What's depressing is how little money it takes to buy our government.

Simulacra 3 hours ago

My boss has invested in a fund that tracks Nancy Pelosi's stock trades for years, and he's made quite a profit. I wish I could do that.

  • Aurornis 2 hours ago

    The fact that Nancy Pelosi became the meme for congress members trading stocks is more political than anything. The actual top performing congressional portfolios never make as much news. Pelosi doesn’t make as many trades as other members like Marjorie Taylor Green, who gets a free pass for some reason.

    And everyone ignores the fact that her husband is a professional in the finance and venture capital world. Investing is literally his job.

    Anyway, if you want to track her trades there are ETFs to do it. It’s not an exclusive investment thing. If you’re in the US you could buy them from your broker right now.

    There are also countless sites that will push the Nancy Pelosi portfolio to your inbox, but they’re universally spammy and almost always pushing some other agenda too.
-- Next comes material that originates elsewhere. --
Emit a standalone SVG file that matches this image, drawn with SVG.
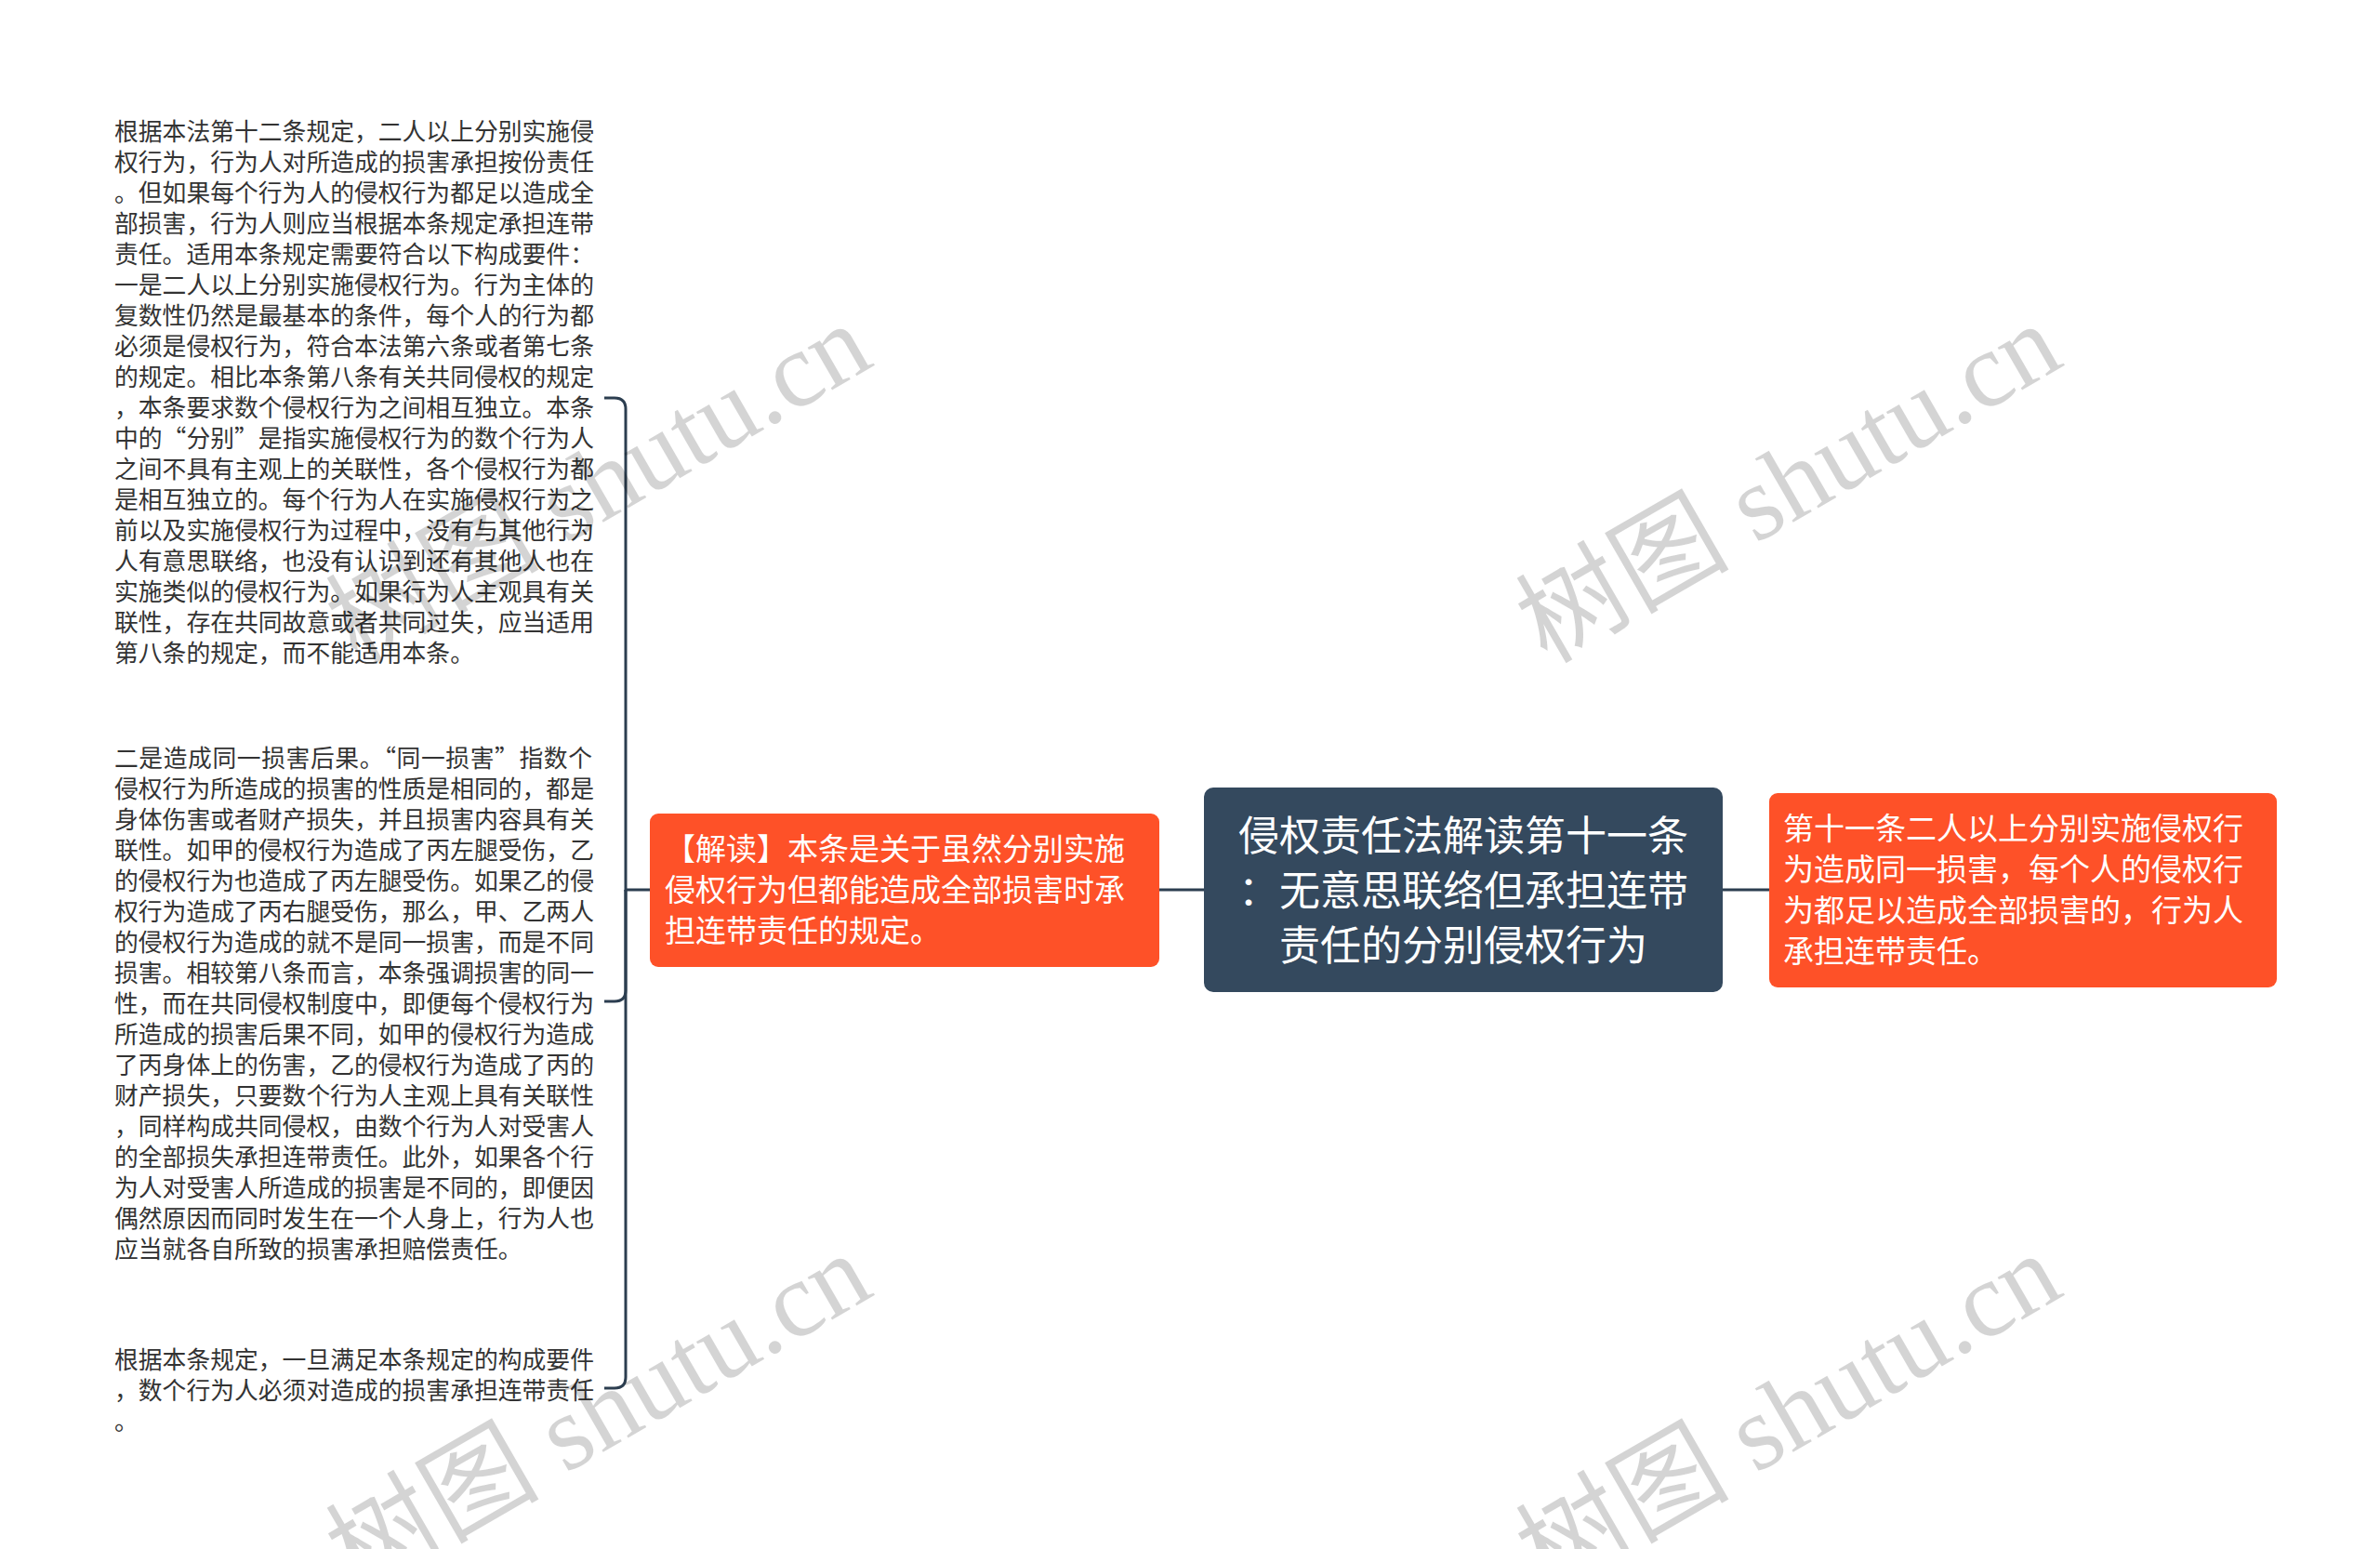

    As a rule: If they’re focused specifically on Nancy Pelosi and not looking at top congressional trades as a whole, they’re more interested in pushing a political content than financial content.

    Oh, and it’s important to know that you can’t actually track congressional portfolios in real time. The disclosures are delayed so you can only track them after the fact. If you believe they’re front-running insider info then the changes may have happened before you could possibly get the signal to buy or sell.

    • jimbohn an hour ago

      MTG is part of the side that has won the social media influence game (via bots/russians/etc.), so of course, she doesn't get as targeted.

    • kortilla 2 hours ago

      MTG gets a pass because she’s relatively new and mostly irrelevant. She’s also not on the side you expect to be better about avoiding shading money schemes given all of the public positioning.

      One smacks of hypocrisy while the other is a dirt bag behaving exactly as expected.

      • zuminator 2 hours ago

        Huh? Are you saying that Pelosi is a worse person because MTG is a worse person? I don't get the logic.

        Given the situation (that it's unfortunately legal for them to do this) I don't blame either one for taking money left on the table. Why forgo a financial windfall, who benefits by that? The voters should back candidates who will change the law, and then we can talk about criminality and not selective hypocrisy outrage.

  • ta12653421 2 hours ago

    you can do that, if you are in the US?

    Ticker: NANC, its an ETF

  • lotsofpulp 2 hours ago

    Nominal returns are only 11% more compared to a riskless VOO for the past 5 years. But NANC expense ratio is 0.74% per year while VOO is 0.03% per year. Every year, NANC would have to return an additional 0.7% just to break even with VOO, not accounting for the additional risk.

    So we're looking at 11% - 3.5% = 7.5% real return over 5 years, or roughly 1.5% per year. I'll easily recommend passing on this one.

    https://portfolioslab.com/tools/stock-comparison/NANC/VOO

    • greyface- 2 hours ago

      > compared to a riskless VOO

      Where do I get some of this "riskless" VOO? My broker only seems willing to sell me the regular, risky kind.

      • lotsofpulp 31 minutes ago

        I would bet Congress passing legislation to backstop VOO (like they have time and time again) is much likelier than legislation to backstop NANC.

  • fblp 2 hours ago

    yep also curious about this!

  • bell-cot 2 hours ago

    What's the barrier? Is the fund closed to new investors, or does it require a very large initial investment and/or years of "exemplary donations" to the Democratic party?

    • tekla an hour ago

      Nothing. Its performance is kinda meh.

FridayoLeary an hour ago

Shout out to Nancy pelosis husband, one of the most successful investors in history. He has managed to turn 800k into anything up to 250 million dollars. I wonder what his secret is. He could be giving tips to Warren Buffet.